More Spending, Less Recovery

August 11, 2009 - 4:23 AM
The Obama administration's handling of the economy should make Americans particularly cautious when the administration claims it can "fix" health care.
If there’s a parade going by, any good politician will jump in front and claim to be leading it. But it’s especially brazen to do so when you’re promoting policies likely to bring that parade to a screeching halt.
 
Consider what members of the Obama administration are saying about the economy.
 
“Six months ago, the economy was in a nose dive, people were talking about the possibility of another depression, the statistics all suggested a vertical decline,” Lawrence Summers, President Obama’s top economic adviser, said on NBC’s Meet the Press. “None of that is the situation right now.”
 
Not so fast. Yes, we’ve witnessed some slight improvements of late (The Heritage Foundation’s Rea Hederman called the job numbers for July “the least bad employment report since August 2008”). But they’re far less than what the administration promised.
 
July’s unemployment rate was 9.4 percent—a tiny decrease from the previous mark of 9.5 percent. But it’s still far higher than the 8 percent unemployment administration officials had warned could occur if lawmakers didn’t race to pass a misnamed “stimulus” package.

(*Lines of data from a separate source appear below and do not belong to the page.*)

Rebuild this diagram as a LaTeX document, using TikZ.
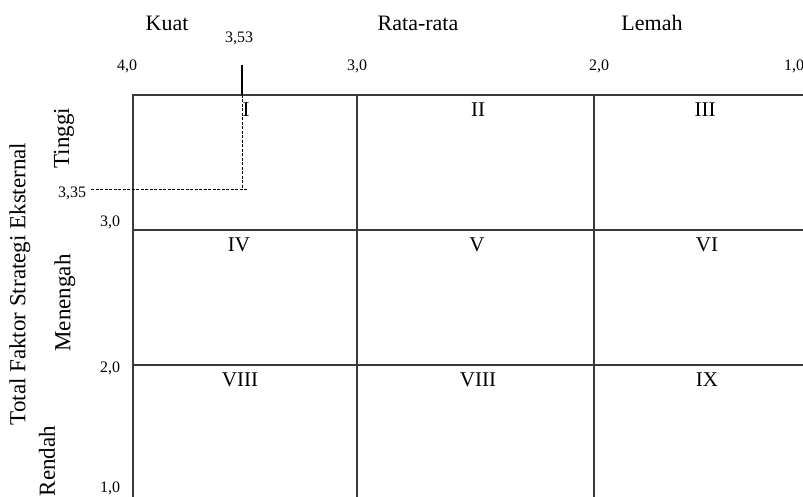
\documentclass[tikz,border=0pt]{standalone}
\usepackage{fontspec}
\setmainfont{Liberation Serif}
\usetikzlibrary{positioning,calc}
\definecolor{ieLine}{HTML}{3A3A3A}
\tikzset{
  gridline/.style={line width=1.4pt, ieLine},
  guide/.style={line width=1pt, black, dash pattern=on 3pt off 1.5pt},
  marker/.style={line width=1.1pt, black},
  headlbl/.style={font=\fontsize{22}{24}\selectfont, inner sep=0pt},
  ticklbl/.style={font=\fontsize{16}{18}\selectfont, inner sep=0pt},
  cellno/.style={font=\fontsize{21}{24}\selectfont, inner sep=0pt},
  sidelbl/.style={headlbl, font=\fontsize{23}{25}\selectfont, rotate=90}
}

\begin{document}
\begin{tikzpicture}[x=1pt,y=1pt]
  \useasboundingbox (0,0) rectangle (803,497);

  % IE matrix grid
  \draw[gridline] (803,402) -- (133,402) -- (133,0);
  \draw[gridline] (357,402) -- (357,0);
  \draw[gridline] (594,402) -- (594,0);
  \draw[gridline] (133,267) -- (803,267);
  \draw[gridline] (133,132) -- (803,132);

  % column heads and ticks
  \node[headlbl] (kuat) at (167,474) {Kuat};
  \node[headlbl] (rata) at (418,474) {Rata-rata};
  \node[headlbl] (lemah) at (652,474) {Lemah};
  \node[ticklbl] (t353) at (239,459) {3,53};
  \node[ticklbl] (t40) at (127,431) {4,0};
  \node[ticklbl] (t30) at (357,431) {3,0};
  \node[ticklbl] (t20) at (599,431) {2,0};
  \node[ticklbl] (t10) at (794,431) {1,0};

  % row heads and ticks
  \node[sidelbl] (ylabel) at (20,213) {Total Faktor Strategi Eksternal};
  \node[sidelbl] (tinggi) at (64,359) {Tinggi};
  \node[sidelbl] (menengah) at (65,194) {Menengah};
  \node[sidelbl] (rendah) at (47,36) {Rendah};
  \node[ticklbl] (v335) at (72,304) {3,35};
  \node[ticklbl] (v30) at (110,275) {3,0};
  \node[ticklbl] (v20) at (110,129) {2,0};
  \node[ticklbl] (v10) at (110,9) {1,0};

  % cell numbers
  \node[cellno] (c1) at (246,387) {I};
  \node[cellno] (c2) at (478,387) {II};
  \node[cellno] (c3) at (705,387) {III};
  \node[cellno] (c4) at (239,252) {IV};
  \node[cellno] (c5) at (477,252) {V};
  \node[cellno] (c6) at (707,252) {VI};
  \node[cellno] (c7) at (240,117) {VIII};
  \node[cellno] (c8) at (478,117) {VIII};
  \node[cellno] (c9) at (707,117) {IX};

  % position of the company
  \coordinate (mtop) at (242,432);
  \coordinate (mgrid) at (242,402);
  \coordinate (mpt) at (242,307);
  \coordinate (mleft) at (91,307);
  \coordinate (mend) at (248,307);
  \draw[marker] (mtop) -- (mgrid);
  \draw[guide] (mgrid) -- (mpt);
  \draw[guide] (mleft) -- (mend);
\end{tikzpicture}
\end{document}
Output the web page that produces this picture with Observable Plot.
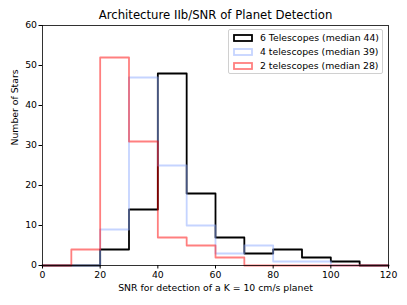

So much for the “jobs saved or created” mantra.
 
Today’s economic doldrums should surprise no one. In February, Heritage Foundation economists warned that the so-called stimulus package wouldn’t work, because a government can’t spend its way to prosperity. Further, only about half the money allotted in the $787 billion package was scheduled to be spent this year or next, anyway.
 
If the administration wanted to generate economic growth today, it’s difficult to see how throwing money at the Department of Education in 2011 would accomplish that. However, if the goal was to expand the federal bureaucracy long after the economy had recovered, this approach would make sense. Americans should decide for themselves.
 
More alarming are signals that a middle-class tax increase isn’t off the table. “We’re going to have to do what it takes,” Treasury Secretary Timothy Geithner recently said, to reduce the budget deficit.
 
That’s odd, coming from the man who’s presided over a $1.3 trillion increase in that deficit. Since he’s shown no inclination to slash spending, perhaps Geithner means the administration will handle the deficit by raising taxes. But that would violate Obama’s campaign pledge, “to provide a tax cut for 95 percent of working Americans.” Time will tell.
 
All this should make Americans particularly cautious when the administration claims it can “fix” health care. “By acting now, we have the chance to slow health-care costs in a way that doesn’t slash benefits or reduce care,” wrote Kathleen Sebelius, secretary of health and human services, in The Washington Post on Aug. 4.
 
How does the administration intend to accomplish these lofty goals? Sebelius isn’t saying. As she herself noted at a town hall meeting in Pennsylvania, the Senate’s health care bill isn’t even written yet. Americans are being asked to buy a pig-in-a-poke, again. It’s only sensible we’re skeptical this time.
 
This is the same federal government, by the way, that’s acting as if it can build national wealth by paying Americans to destroy valuable assets. It has colossally mismanaged the “Cash for Clunkers” program, which pays people to turn in older cars to be destroyed.
 
All the government has proven is that if it’s willing to hand out money, citizens are willing to take it. We already knew that. Yet lawmakers are pouring another $2 billion into the clunker program, throwing more taxpayer money down this rat hole.
 
The administration’s parade of programs is out of step with what most Americans want. This month of congressional recess, expect to see plenty of citizens reminding their leaders of that.